JOB: Quote each line of the material verbatim, without the pictures.

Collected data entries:
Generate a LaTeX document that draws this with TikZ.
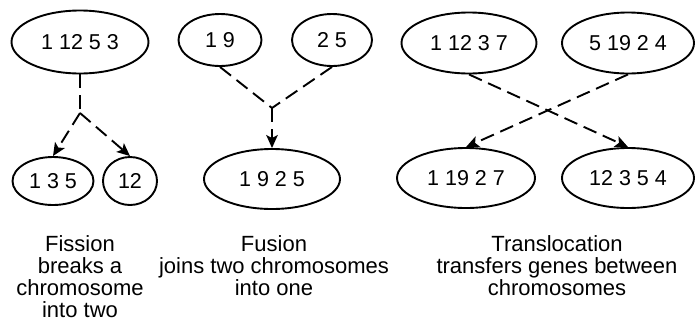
\documentclass[tikz,border=0pt]{standalone}
\usepackage{fontspec}
\setmainfont{Liberation Sans}
\usetikzlibrary{shapes.geometric,arrows.meta}
\begin{document}
\begin{tikzpicture}[x=1pt,y=-1pt,
  chrom/.style={draw,ellipse,line width=1.9pt,inner sep=0pt,minimum width=#1,font=\fontsize{21.5}{22}\selectfont},
  link/.style={line width=1.9pt,dash pattern=on 14pt off 7pt},
  arr/.style={link,-{Stealth[length=13pt,width=11.5pt,inset=3pt]}},
  lbl/.style={align=center,inner sep=0pt,font=\fontsize{22}{22}\selectfont,anchor=north}]
\useasboundingbox (0,0) rectangle (695,322);
% Fission
\node[chrom=137pt,minimum height=63pt] (a) at (80,42) {1 12 5 3};
\node[chrom=81pt,minimum height=48pt] (a1) at (53,181) {1 3 5};
\node[chrom=54pt,minimum height=48pt] (a2) at (130,181) {12};
\coordinate (aj) at (80,113);
\draw[link] (a.south) -- (aj);
\draw[arr] (aj) -- (a1.north);
\draw[arr] (aj) -- (a2.north);
% Fusion
\node[chrom=83pt,minimum height=52pt] (f1) at (220,40) {1 9};
\node[chrom=80pt,minimum height=52pt] (f2) at (332,40) {2 5};
\node[chrom=136pt,minimum height=60pt] (f3) at (272,179) {1 9 2 5};
\coordinate (fj) at (272,108);
\draw[link] (f1.south) -- (fj);
\draw[link] (f2.south) -- (fj);
\draw[arr] (fj) -- (f3.north);
% Translocation
\node[chrom=135pt,minimum height=61pt] (t1) at (469,43) {1 12 3 7};
\node[chrom=132pt,minimum height=61pt] (t2) at (628,43) {5 19 2 4};
\node[chrom=138pt,minimum height=60pt] (t3) at (466,178) {1 19 2 7};
\node[chrom=132pt,minimum height=60pt] (t4) at (628,178) {12 3 5 4};
\draw[arr] (t1.south) -- (t4.north);
\draw[arr] (t2.south) -- (t3.north);
% Labels
\node[lbl] (la) at (80,235) {Fission\\breaks a\\chromosome\\into two};
\node[lbl] (lf) at (274,235) {Fusion\\joins two chromosomes\\into one};
\node[lbl] (lt) at (557,235) {Translocation\\transfers genes between\\chromosomes};
\end{tikzpicture}
\end{document}
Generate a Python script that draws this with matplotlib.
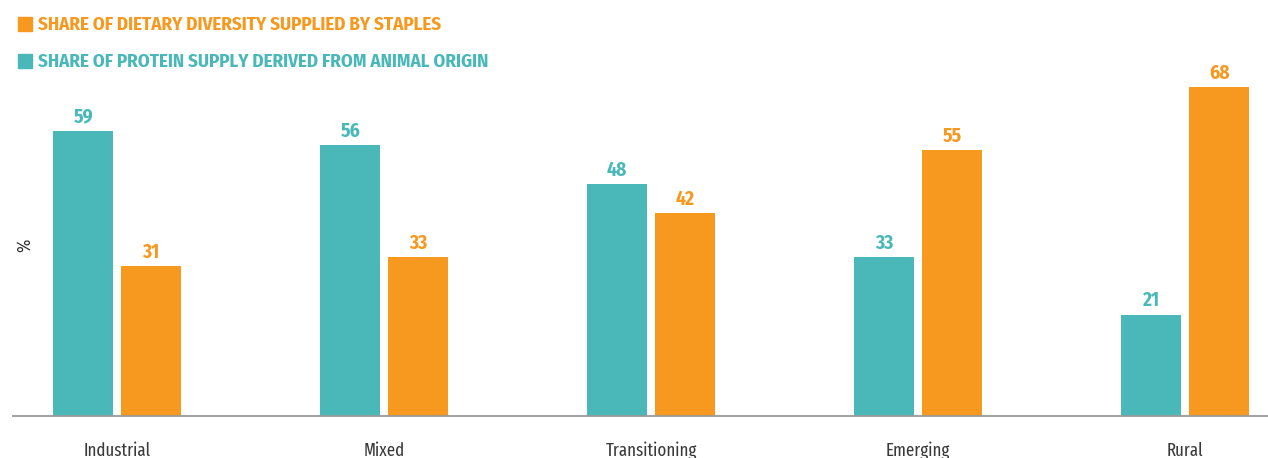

SOLUTION FOR THIS EXERCISE:
Generate a LaTeX document that draws this with TikZ.
\documentclass[tikz,border=0pt]{standalone}
\usepackage{fontspec}
\setmainfont{Liberation Sans}
\usetikzlibrary{shapes.geometric,arrows.meta}
\begin{document}
\begin{tikzpicture}[x=1pt,y=-1pt,
  chrom/.style={draw,ellipse,line width=1.9pt,inner sep=0pt,minimum width=#1,font=\fontsize{21.5}{22}\selectfont},
  link/.style={line width=1.9pt,dash pattern=on 14pt off 7pt},
  arr/.style={link,-{Stealth[length=13pt,width=11.5pt,inset=3pt]}},
  lbl/.style={align=center,inner sep=0pt,font=\fontsize{22}{22}\selectfont,anchor=north}]
\useasboundingbox (0,0) rectangle (695,322);
% Fission
\node[chrom=137pt,minimum height=63pt] (a) at (80,42) {1 12 5 3};
\node[chrom=81pt,minimum height=48pt] (a1) at (53,181) {1 3 5};
\node[chrom=54pt,minimum height=48pt] (a2) at (130,181) {12};
\coordinate (aj) at (80,113);
\draw[link] (a.south) -- (aj);
\draw[arr] (aj) -- (a1.north);
\draw[arr] (aj) -- (a2.north);
% Fusion
\node[chrom=83pt,minimum height=52pt] (f1) at (220,40) {1 9};
\node[chrom=80pt,minimum height=52pt] (f2) at (332,40) {2 5};
\node[chrom=136pt,minimum height=60pt] (f3) at (272,179) {1 9 2 5};
\coordinate (fj) at (272,108);
\draw[link] (f1.south) -- (fj);
\draw[link] (f2.south) -- (fj);
\draw[arr] (fj) -- (f3.north);
% Translocation
\node[chrom=135pt,minimum height=61pt] (t1) at (469,43) {1 12 3 7};
\node[chrom=132pt,minimum height=61pt] (t2) at (628,43) {5 19 2 4};
\node[chrom=138pt,minimum height=60pt] (t3) at (466,178) {1 19 2 7};
\node[chrom=132pt,minimum height=60pt] (t4) at (628,178) {12 3 5 4};
\draw[arr] (t1.south) -- (t4.north);
\draw[arr] (t2.south) -- (t3.north);
% Labels
\node[lbl] (la) at (80,235) {Fission\\breaks a\\chromosome\\into two};
\node[lbl] (lf) at (274,235) {Fusion\\joins two chromosomes\\into one};
\node[lbl] (lt) at (557,235) {Translocation\\transfers genes between\\chromosomes};
\end{tikzpicture}
\end{document}
Generate a Python script that draws this with matplotlib.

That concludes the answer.